#### [DATA BLOCK]
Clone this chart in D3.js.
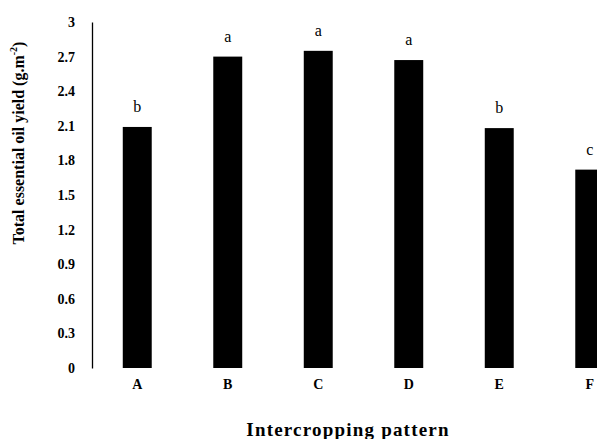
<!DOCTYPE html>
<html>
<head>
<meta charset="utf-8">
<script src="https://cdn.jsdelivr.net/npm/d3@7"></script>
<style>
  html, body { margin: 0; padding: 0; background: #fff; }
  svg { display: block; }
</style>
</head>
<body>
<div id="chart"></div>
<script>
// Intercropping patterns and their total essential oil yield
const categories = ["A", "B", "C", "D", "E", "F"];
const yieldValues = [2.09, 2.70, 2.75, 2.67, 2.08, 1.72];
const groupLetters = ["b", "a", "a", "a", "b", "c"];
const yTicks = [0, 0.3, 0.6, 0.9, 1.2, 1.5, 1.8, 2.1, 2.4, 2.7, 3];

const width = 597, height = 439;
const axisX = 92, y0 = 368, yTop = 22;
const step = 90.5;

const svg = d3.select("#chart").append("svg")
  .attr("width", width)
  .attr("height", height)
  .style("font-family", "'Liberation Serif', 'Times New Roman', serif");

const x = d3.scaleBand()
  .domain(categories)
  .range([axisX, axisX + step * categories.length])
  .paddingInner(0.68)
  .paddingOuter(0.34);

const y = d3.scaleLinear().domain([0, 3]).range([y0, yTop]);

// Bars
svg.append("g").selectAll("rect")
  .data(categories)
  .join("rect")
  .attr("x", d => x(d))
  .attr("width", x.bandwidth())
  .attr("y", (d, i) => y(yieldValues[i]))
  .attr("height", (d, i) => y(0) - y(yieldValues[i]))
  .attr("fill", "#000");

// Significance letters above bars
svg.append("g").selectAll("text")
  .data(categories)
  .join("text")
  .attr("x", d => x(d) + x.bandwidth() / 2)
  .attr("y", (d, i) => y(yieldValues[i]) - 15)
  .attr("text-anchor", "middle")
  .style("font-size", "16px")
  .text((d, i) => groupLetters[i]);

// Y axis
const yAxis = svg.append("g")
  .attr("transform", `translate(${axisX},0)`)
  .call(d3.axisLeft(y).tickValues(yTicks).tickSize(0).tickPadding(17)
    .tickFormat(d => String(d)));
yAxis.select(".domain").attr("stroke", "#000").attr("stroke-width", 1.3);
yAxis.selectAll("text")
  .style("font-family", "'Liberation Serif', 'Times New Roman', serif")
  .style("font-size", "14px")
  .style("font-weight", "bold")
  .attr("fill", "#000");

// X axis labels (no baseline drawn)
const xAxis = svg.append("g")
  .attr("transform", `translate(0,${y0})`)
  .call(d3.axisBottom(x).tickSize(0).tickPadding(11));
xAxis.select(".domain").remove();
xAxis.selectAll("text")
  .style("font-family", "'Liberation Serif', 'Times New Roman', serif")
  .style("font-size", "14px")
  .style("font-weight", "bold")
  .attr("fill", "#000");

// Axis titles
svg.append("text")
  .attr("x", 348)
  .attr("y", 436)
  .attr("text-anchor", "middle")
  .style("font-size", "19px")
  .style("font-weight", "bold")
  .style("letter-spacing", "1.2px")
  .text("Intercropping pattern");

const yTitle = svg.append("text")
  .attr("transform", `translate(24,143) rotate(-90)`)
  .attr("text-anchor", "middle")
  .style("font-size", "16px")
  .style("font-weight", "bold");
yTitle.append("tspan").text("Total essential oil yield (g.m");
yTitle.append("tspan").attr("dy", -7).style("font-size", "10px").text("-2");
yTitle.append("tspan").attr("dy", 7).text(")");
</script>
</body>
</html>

#### [THE REQUEST]
Print the complete listing exactly as it stands, without its pictures.

#### [CORRECT OUTPUT]
Clone this chart in D3.js.
<!DOCTYPE html>
<html>
<head>
<meta charset="utf-8">
<script src="https://cdn.jsdelivr.net/npm/d3@7"></script>
<style>
  html, body { margin: 0; padding: 0; background: #fff; }
  svg { display: block; }
</style>
</head>
<body>
<div id="chart"></div>
<script>
// Intercropping patterns and their total essential oil yield
const categories = ["A", "B", "C", "D", "E", "F"];
const yieldValues = [2.09, 2.70, 2.75, 2.67, 2.08, 1.72];
const groupLetters = ["b", "a", "a", "a", "b", "c"];
const yTicks = [0, 0.3, 0.6, 0.9, 1.2, 1.5, 1.8, 2.1, 2.4, 2.7, 3];

const width = 597, height = 439;
const axisX = 92, y0 = 368, yTop = 22;
const step = 90.5;

const svg = d3.select("#chart").append("svg")
  .attr("width", width)
  .attr("height", height)
  .style("font-family", "'Liberation Serif', 'Times New Roman', serif");

const x = d3.scaleBand()
  .domain(categories)
  .range([axisX, axisX + step * categories.length])
  .paddingInner(0.68)
  .paddingOuter(0.34);

const y = d3.scaleLinear().domain([0, 3]).range([y0, yTop]);

// Bars
svg.append("g").selectAll("rect")
  .data(categories)
  .join("rect")
  .attr("x", d => x(d))
  .attr("width", x.bandwidth())
  .attr("y", (d, i) => y(yieldValues[i]))
  .attr("height", (d, i) => y(0) - y(yieldValues[i]))
  .attr("fill", "#000");

// Significance letters above bars
svg.append("g").selectAll("text")
  .data(categories)
  .join("text")
  .attr("x", d => x(d) + x.bandwidth() / 2)
  .attr("y", (d, i) => y(yieldValues[i]) - 15)
  .attr("text-anchor", "middle")
  .style("font-size", "16px")
  .text((d, i) => groupLetters[i]);

// Y axis
const yAxis = svg.append("g")
  .attr("transform", `translate(${axisX},0)`)
  .call(d3.axisLeft(y).tickValues(yTicks).tickSize(0).tickPadding(17)
    .tickFormat(d => String(d)));
yAxis.select(".domain").attr("stroke", "#000").attr("stroke-width", 1.3);
yAxis.selectAll("text")
  .style("font-family", "'Liberation Serif', 'Times New Roman', serif")
  .style("font-size", "14px")
  .style("font-weight", "bold")
  .attr("fill", "#000");

// X axis labels (no baseline drawn)
const xAxis = svg.append("g")
  .attr("transform", `translate(0,${y0})`)
  .call(d3.axisBottom(x).tickSize(0).tickPadding(11));
xAxis.select(".domain").remove();
xAxis.selectAll("text")
  .style("font-family", "'Liberation Serif', 'Times New Roman', serif")
  .style("font-size", "14px")
  .style("font-weight", "bold")
  .attr("fill", "#000");

// Axis titles
svg.append("text")
  .attr("x", 348)
  .attr("y", 436)
  .attr("text-anchor", "middle")
  .style("font-size", "19px")
  .style("font-weight", "bold")
  .style("letter-spacing", "1.2px")
  .text("Intercropping pattern");

const yTitle = svg.append("text")
  .attr("transform", `translate(24,143) rotate(-90)`)
  .attr("text-anchor", "middle")
  .style("font-size", "16px")
  .style("font-weight", "bold");
yTitle.append("tspan").text("Total essential oil yield (g.m");
yTitle.append("tspan").attr("dy", -7).style("font-size", "10px").text("-2");
yTitle.append("tspan").attr("dy", 7).text(")");
</script>
</body>
</html>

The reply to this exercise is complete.